ABTA and the BHA have agreed that use of the code, which is available on our Web site (www.bha-online.org.uk), will be voluntary, but we hope that there will be widespread take-up of this initiative to the advantage of the hotel industry.

Bob Cotton, Chief Executive, British Hospitality Association.

Code to crack conflict

Welcomed back in from the cold

I refer to the article on Best Western branding and discontent leading to resignations (Caterer, 15 June, page 4).

Independents are inevitably independent, and to try and impose standardisation and branding is bound to be controversial. I was one of the members who felt that, even after 10 good years, enough was enough and I resigned.

This was an ill-advised move, and the thought of no longer having the "arms" of Best Western around us worried the whole ship.

The reality is that facing the world as a lone operation is frightening. In the short time that I searched for solid alternatives, I could not match the Best Western product. I ran back, and was welcomed like a prodigal daughter.

After feeling the draughts of the outside world for a short while, I am only too delighted now to brand with a capital B.

Sam Elliott, Proprietor, Grapevine Hotel, Stow-on-the-Wold.

Why does Rocco have it in for the euro?

I am surprised that Sir Rocco Forte is so against the euro (Caterer, 8 June, page 22), and, in being so, is content that our largest tourism market is being disadvantaged because of the strength of sterling.

Having resided in Guernsey for the past seven years it is clear that the European market has become a major component of the industry here.

In 1983-85, mainland Europe generated some 8,000 staying leisure visits to Guernsey. This increased nearly tenfold to 72,000 visits in 1996-98. However, it reduced in 1999, and early indications in 2000 is that the decrease is continuing.

Sir Rocco mentions that the UK's withdrawal from the Exchange Rate Mechanism in 1992 led to the collapse of 100,000 businesses, doubled unemployment and forced 1.75 million home owners into negative equity. Let's be fair Sir Rocco, that recession was going to happen, and the boom/bust policy of the late 1980s are probably more to blame than the ERM.

Finally, Sir Rocco reveals that 73% of UK businesses wanted to keep the pound. That poll was conducted with the co-operation of Business for Sterling and Britain in Europe and covered 7,080 firms of all sizes, in all sectors and from every UK region.

It shows that almost equal numbers of businesses favour a commitment to join (38%) or a decision to rule out membership for at least the foreseeable future (36%). However 24% of firms believe the UK should keep the position under review without making a commitment to join.

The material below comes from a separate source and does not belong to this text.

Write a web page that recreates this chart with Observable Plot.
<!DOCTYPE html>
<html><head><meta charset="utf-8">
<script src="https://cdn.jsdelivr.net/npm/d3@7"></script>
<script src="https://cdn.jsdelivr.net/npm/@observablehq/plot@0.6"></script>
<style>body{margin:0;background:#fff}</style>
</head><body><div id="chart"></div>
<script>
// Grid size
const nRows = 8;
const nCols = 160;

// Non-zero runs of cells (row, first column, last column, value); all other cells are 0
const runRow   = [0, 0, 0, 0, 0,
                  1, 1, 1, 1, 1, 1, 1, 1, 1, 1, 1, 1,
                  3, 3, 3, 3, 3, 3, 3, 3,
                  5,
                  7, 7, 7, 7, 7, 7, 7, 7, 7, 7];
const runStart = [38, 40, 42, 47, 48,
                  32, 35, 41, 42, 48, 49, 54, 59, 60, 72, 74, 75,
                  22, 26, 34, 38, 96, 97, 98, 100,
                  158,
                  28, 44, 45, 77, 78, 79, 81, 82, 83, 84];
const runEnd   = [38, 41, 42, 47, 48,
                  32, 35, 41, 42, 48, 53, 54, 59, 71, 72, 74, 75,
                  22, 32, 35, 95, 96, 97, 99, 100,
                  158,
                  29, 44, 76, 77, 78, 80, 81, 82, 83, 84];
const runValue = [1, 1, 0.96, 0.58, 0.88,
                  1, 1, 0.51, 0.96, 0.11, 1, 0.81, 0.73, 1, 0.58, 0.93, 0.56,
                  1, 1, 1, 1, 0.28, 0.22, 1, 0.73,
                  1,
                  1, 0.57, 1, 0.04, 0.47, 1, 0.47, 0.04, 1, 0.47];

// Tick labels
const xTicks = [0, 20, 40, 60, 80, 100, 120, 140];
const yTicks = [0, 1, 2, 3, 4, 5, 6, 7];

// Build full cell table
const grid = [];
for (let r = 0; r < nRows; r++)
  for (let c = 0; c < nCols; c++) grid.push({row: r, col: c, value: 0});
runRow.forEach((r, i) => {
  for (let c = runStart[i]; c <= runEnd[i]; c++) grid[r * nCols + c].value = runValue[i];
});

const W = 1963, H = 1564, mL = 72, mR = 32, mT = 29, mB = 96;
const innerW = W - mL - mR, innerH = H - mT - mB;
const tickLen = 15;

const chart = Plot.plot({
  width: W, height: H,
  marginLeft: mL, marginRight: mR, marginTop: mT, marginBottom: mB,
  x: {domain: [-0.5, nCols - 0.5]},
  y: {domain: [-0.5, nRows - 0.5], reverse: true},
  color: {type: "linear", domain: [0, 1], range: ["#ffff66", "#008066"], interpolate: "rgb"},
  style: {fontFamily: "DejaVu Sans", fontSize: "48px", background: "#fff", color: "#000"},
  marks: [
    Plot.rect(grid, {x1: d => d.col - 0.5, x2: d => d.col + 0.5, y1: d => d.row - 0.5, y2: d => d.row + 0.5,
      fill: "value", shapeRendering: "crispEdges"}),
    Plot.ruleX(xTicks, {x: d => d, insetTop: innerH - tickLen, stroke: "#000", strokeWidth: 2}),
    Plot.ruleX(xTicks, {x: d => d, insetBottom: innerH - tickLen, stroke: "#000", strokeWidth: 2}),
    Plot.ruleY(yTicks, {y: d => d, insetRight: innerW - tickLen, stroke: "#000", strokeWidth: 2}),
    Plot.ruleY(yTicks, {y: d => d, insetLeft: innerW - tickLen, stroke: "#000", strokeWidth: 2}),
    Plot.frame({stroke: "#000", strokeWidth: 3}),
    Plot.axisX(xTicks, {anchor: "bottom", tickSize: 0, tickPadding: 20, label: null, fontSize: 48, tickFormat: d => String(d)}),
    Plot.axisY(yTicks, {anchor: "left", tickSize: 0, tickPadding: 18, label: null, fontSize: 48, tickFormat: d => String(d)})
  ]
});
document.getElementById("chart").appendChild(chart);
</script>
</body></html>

It is about time that our industry took a proactive view on Europe, saw the Europeans as our major leisure market and did all it can to attract more.

Stephen Bone, General Manager, Hotel Hougue du Pommier, Guernsey.

Time to tackle tips trouble

I am quoted (Caterer, 29 June, page 12) as welcoming the announcement that the minimum wage is likely to be raised above the £4-per-hour barrier.

This is misleading. While it is true that the introduction of the minimum wage has gone some way to improving the image of our industry with regard to pay rates, it would be foolish to predict whether the proposed increases are desirable.

The issue of much greater significance to the majority of restaurateurs, is the need for clarity regarding whether tips and gratuities count toward the minimum wage or not.

The answer is very simple. If gratuities are taxed, as they are with properly administered tronc schemes, they should count toward the minimum wage. It is nonsense for one government department to say it is income and for another to claim it is not.

As restaurateurs will tell you, most staff earn considerably more that the minimum wage. It is high time the Government sorted this out.

Ian McKerracher, Chief Executive, Restaurant Association, London.